What Makes Good Few-shot Examples for Vision-Language Models?
Zhaojun Guo, Jinghui Lu, Xuejing Liu, Rui Zhao, ZhenXing Qian, Fei Tan
TL;DR
This paper shows that few-shot learning outcomes for vision-language models are highly sensitive to the chosen training examples, often more than to the prompting strategy. It critically evaluates standard Active Learning methods (Entropy, Margin) and finds them largely ineffective in VL few-shot settings, proposing two data-selection strategies: Gaussian Monte Carlo and Representativeness (REPRE). Across CoOp, MaPLe, and Linear Probe on 11 diverse datasets, these selectors consistently improve performance over random sampling and AL baselines, with REPRE excelling in several configurations. The work highlights that dataset characteristics, such as generality, influence the effectiveness of Monte Carlo, and provides practical guidance for sample-efficient VL fine-tuning and robust prompt-learning designs.
Abstract
Despite the notable advancements achieved by leveraging pre-trained vision-language (VL) models through few-shot tuning for downstream tasks, our detailed empirical study highlights a significant dependence of few-shot learning outcomes on the careful selection of training examples - a facet that has been previously overlooked in research.

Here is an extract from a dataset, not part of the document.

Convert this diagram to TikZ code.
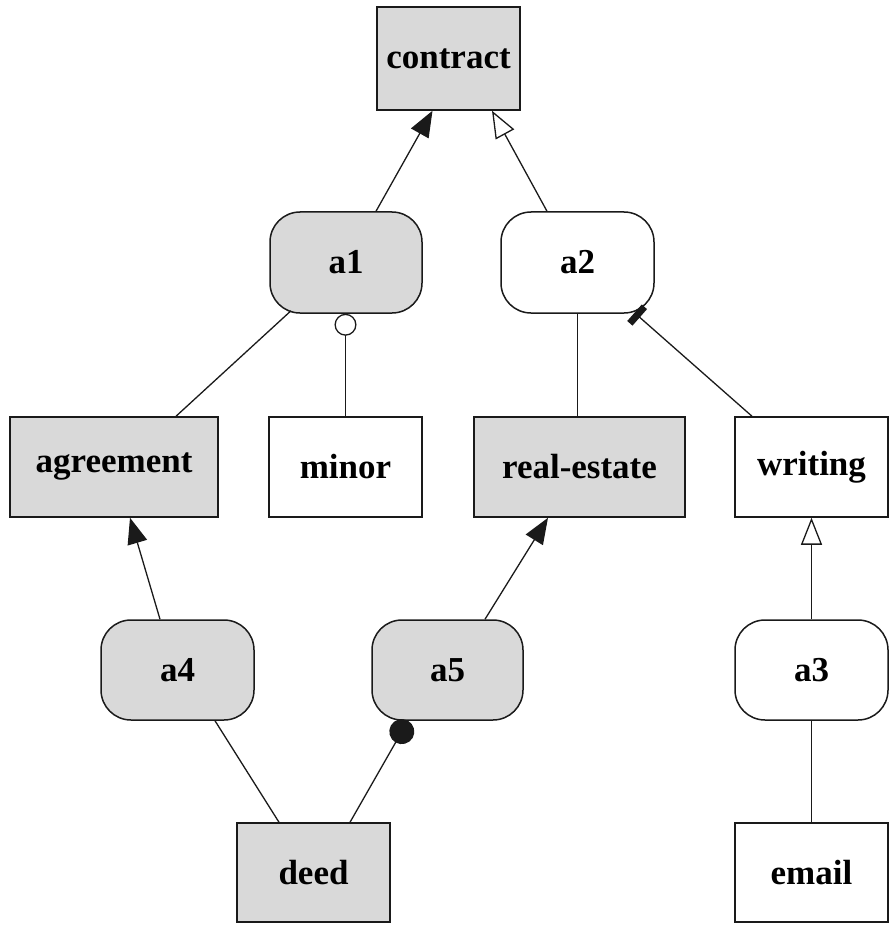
\documentclass[tikz,border=0pt]{standalone}
\usepackage{fontspec}
\setmainfont{Liberation Serif}
\usetikzlibrary{arrows.meta,calc}
\definecolor{boxgray}{HTML}{D9D9D9}
\definecolor{edgecol}{HTML}{1A1A1A}
\begin{document}
\begin{tikzpicture}[x=1pt,y=-1pt,
  every node/.style={font=\fontsize{35}{40}\selectfont\bfseries, draw=edgecol, line width=1.5pt, inner sep=0pt},
  rectbox/.style={rectangle, minimum width=153pt, minimum height=100pt},
  roundbox/.style={rectangle, rounded corners=30pt, minimum width=153pt, minimum height=100pt},
  grayfill/.style={fill=boxgray},
  whitefill/.style={fill=white},
  conn/.style={draw=edgecol, line width=1.3pt},
  solidarrow/.style={-{Triangle[length=26pt,width=20pt]}},
  openarrow/.style={-{Triangle[open,length=27pt,width=21pt,fill=white]}},
  opencirc/.style={-{Circle[open,length=22pt,fill=white]}},
  dotcirc/.style={-{Circle[length=25pt]}},
  tick/.style={-{Bar[width=22pt,line width=7pt]}}
]
\useasboundingbox (0,0) rectangle (892,925);

\node[rectbox,grayfill,minimum width=143pt,minimum height=103pt] (contract) at (448.5,58.5) {contract};
\node[roundbox,grayfill,minimum width=152pt,minimum height=101pt] (a1) at (346,262.5) {a1};
\node[roundbox,whitefill,minimum height=101pt] (a2) at (577.5,262.5) {a2};
\node[rectbox,grayfill,minimum width=208pt] (agreement) at (114,467) {agreement};
\node[rectbox,whitefill] (minor) at (345.5,467) {minor};
\node[rectbox,grayfill,minimum width=211pt] (realestate) at (579.5,467) {real-estate};
\node[rectbox,whitefill] (writing) at (811.5,467) {writing};
\node[roundbox,grayfill] (a4) at (177.5,670) {a4};
\node[roundbox,grayfill,minimum width=151pt] (a5) at (447.5,670) {a5};
\node[roundbox,whitefill] (a3) at (811.5,670) {a3};
\node[rectbox,grayfill,minimum height=99pt] (deed) at (313.5,872.5) {deed};
\node[rectbox,whitefill,minimum height=99pt] (email) at (811.5,872.5) {email};

\draw[conn,solidarrow] ($(a1.north)+(30,0)$) -- ($(contract.south)+(-16,0)$);
\draw[conn,openarrow] ($(a2.north)+(-30.5,0)$) -- ($(contract.south)+(43.5,0)$);
\draw[conn] ($(agreement.north)+(62,0)$) -- ($(a1.south)+(-55,-3)$);
\draw[conn,opencirc] (minor.north) -- (minor.north |- a1.south);
\draw[conn] (a2.south) -- (a2.south |- realestate.north);
\draw[conn,tick] ($(writing.north)+(-59.5,0)$) -- ($(a2.south)+(57,-1)$);
\draw[conn,solidarrow] ($(a4.north)+(-17.5,0)$) -- ($(agreement.south)+(16,0)$);
\draw[conn,solidarrow] ($(a5.north)+(37.5,0)$) -- ($(realestate.south)+(-31.5,0)$);
\draw[conn,openarrow] (a3.north) -- (a3.north |- writing.south);
\draw[conn] ($(deed.north)+(-34.5,0)$) -- ($(a4.south)+(37.5,0)$);
\draw[conn,dotcirc] ($(deed.north)+(36.5,0)$) -- ($(a5.south)+(-39.5,0)$);
\draw[conn] (a3.south) -- (a3.south |- email.north);
\end{tikzpicture}
\end{document}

In this study, we delve into devising more effective strategies for the meticulous selection of few-shot training examples, as opposed to relying on random sampling, to enhance the potential of existing few-shot prompt learning methodologies. To achieve this, we assess the effectiveness of various Active Learning (AL) techniques for instance selection, such as Entropy and Margin of Confidence, within the context of few-shot training. Furthermore, we introduce two innovative selection methods - Representativeness (REPRE) and Gaussian Monte Carlo (Montecarlo) - designed to proactively pinpoint informative examples for labeling in relation to pre-trained VL models. Our findings demonstrate that both REPRE and Montecarlo significantly surpass both random selection and AL-based strategies in few-shot training scenarios. The research also underscores that these instance selection methods are model-agnostic, offering a versatile enhancement to a wide array of few-shot training methodologies.